André Diniz: "Sabia que a história se repete, mas ver acontecer na prática é assustador"
Autor brasileiro apresenta "A revolta da vacina", este fim de semana no Amadora BD 2021.
Corpo do artigo
André Diniz, autor de banda desenhada brasileiro, vai passar pelo Amadora BD para apresentar "A revolta da vacina".
Trata-se de uma banda desenhada sobre a epidemia de varíola que afetou o Brasil em 1904 e levou mesmo à vacinação compulsiva, à necessidade de ter um certificado de vacinação para aceder a locais públicos e a uma revolta popular contra as forças da ordem.

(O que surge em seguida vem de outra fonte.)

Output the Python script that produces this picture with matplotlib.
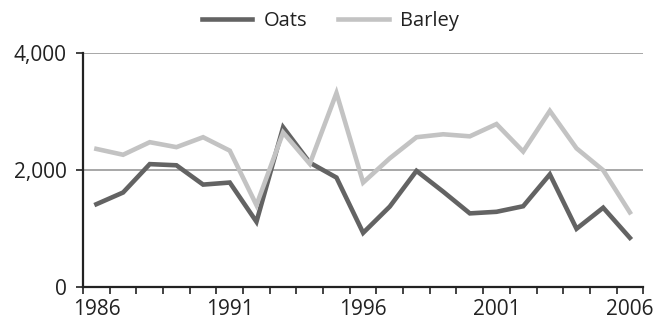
import matplotlib
matplotlib.use("Agg")
import matplotlib.pyplot as plt
from matplotlib.ticker import FuncFormatter, FixedLocator

years = list(range(1986, 2007))
oats = [1415, 1615, 2100, 2080, 1750, 1785, 1115, 2730, 2125, 1870, 925, 1375, 1985,
        1630, 1258, 1285, 1380, 1925, 995, 1355, 840]
barley = [2360, 2260, 2475, 2390, 2560, 2330, 1400, 2640, 2105, 3315, 1785, 2200, 2560,
          2610, 2575, 2785, 2315, 3010, 2370, 1995, 1275]
xticklabels = [1986, 1991, 1996, 2001, 2006]
yticks = [0, 2000, 4000]

plt.rcParams['font.family'] = ['Open Sans', 'DejaVu Sans']

fig = plt.figure(figsize=(6.7, 3.21), dpi=100)
ax = fig.add_axes([0.124, 0.106, 0.836, 0.729])

ax.plot(years, oats, color='#636363', lw=3.3, label='Oats', solid_joinstyle='miter')
ax.plot(years, barley, color='#c3c3c3', lw=3.3, label='Barley', solid_joinstyle='miter')

ax.set_xlim(years[0] - 0.5, years[-1] + 0.5)
ax.set_ylim(0, 4000)
ax.set_yticks(yticks)
ax.yaxis.set_major_formatter(FuncFormatter(lambda v, p: f"{int(v):,}"))
ax.set_xticks(xticklabels)
ax.xaxis.set_minor_locator(FixedLocator([y - 0.5 for y in years] + [years[-1] + 0.5]))
ax.tick_params(axis='x', which='major', length=0, labelsize=15, pad=9, labelcolor='#222222')
ax.tick_params(axis='x', which='minor', length=5, width=1.2, direction='out', color='#222222')
ax.tick_params(axis='y', which='major', length=5, width=1.2, labelsize=15, color='#222222',
               pad=7, labelcolor='#222222')

for y in yticks[1:]:
    ax.axhline(y, color='#a0a0a0', lw=1.3, zorder=0)

for s in ['top', 'right']:
    ax.spines[s].set_visible(False)
for s in ['left', 'bottom']:
    ax.spines[s].set_color('#222222')
    ax.spines[s].set_linewidth(1.6)

leg = fig.legend(loc='center', bbox_to_anchor=(0.493, 0.935), ncol=2, frameon=False,
                 fontsize=14.5, handlelength=2.5, columnspacing=1.55, handletextpad=0.55,
                 labelcolor='#222222')

fig.savefig('out.png', dpi=100)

Natural do Rio de Janeiro, onde nasceu em 1975, mas a residir em Portugal desde 2017, contou ao Jornal de Notícias que o tema lhe foi sugerido "em 2007 por Alexandre Linares, o meu editor na época". Na altura, o projeto não avançou, mas "como já tinha pesquisado sobre o tema e imaginado o protagonista, segui em frente, por conta própria".
Documentar-se sobre a época não foi difícil. "A Internet, não sendo como hoje, já foi fundamental e a pesquisa de imagens de época foi fácil, pois já era colecionador de livros de fotografia sobre o Rio de Janeiro antigo, um período visualmente fascinante."
André Diniz revela que "esta foi a minha BD com o caminho mais longo: entre a ideia inicial e a presente edição, escrevi diversas versões do argumento, fiz muitas modificações, tentei afastar-me do protagonista". A figura principal de "A revolta da vacina" é Zelito, um jovem recém-chegado do interior que quer ser desenhador de imprensa. Conciliar "uma história e cenários reais com o protagonista fictício, com uma história própria também criada por mim, foi um desafio". Por isso, a versão agora editada é a terceira que o autor escreveu e desenhou.
Dados dias que se vivem, é inevitável querer traçar um paralelismo entre a epidemia de 1904 e a covid-19, e André Diniz contou ao JN que a nova edição "foi claramente motivada pela situação atual. Não 'só' pela pandemia, mas também pelo momento político no mínimo absurdo que o Brasil atravessa". E acrescenta: "A primeira versão do argumento foi escrita há mais de dez anos, era uma BD sobre História e passado. De repente, tornou-se atual". E admite: "Já sabia que a história se repete, mas ver acontecer na prática é assustador".
Diniz considera que as semelhanças entre as duas situações "são muito mais sociais e políticas do que da epidemia em si. Tudo o que vemos acontecer no Brasil hoje já existia em 1904: as fake news, o negacionismo, o oportunismo político e a ignorância do povo - muito mais justificável na época do que hoje, não só pelo acesso à informação, mas também porque o Brasil de hoje é um país que já foi referência mundial em campanhas de vacinação, ao contrário de uma época em que a própria ideia de vacinação em massa por si só já era algo estranho".
Questionado sobre o que transforma uma epidemia num bom tema ficcional, responde que "é uma história protagonizada principalmente por anónimos, pelo povo, por gente simples e comum". Dessa forma, "não só posso como tenho que criar personagens fictícias com histórias próprias, o que é a parte mais fascinante. Sempre gostei dessa combinação, de criar ficção em contextos reais".
A edição portuguesa de "A revolta da vacina" tem chancela da Polvo e vai ser apresentada no Amadora BD 2021, que está a decorrer no Ski Skate Amadora Park, no dia 30 de outubro, às 14.30 horas, com a presença do autor e do editor, Rui Brito.
Na ocasião, André Diniz apresenta outra obra sua, "Matei o meu pai e foi estranho".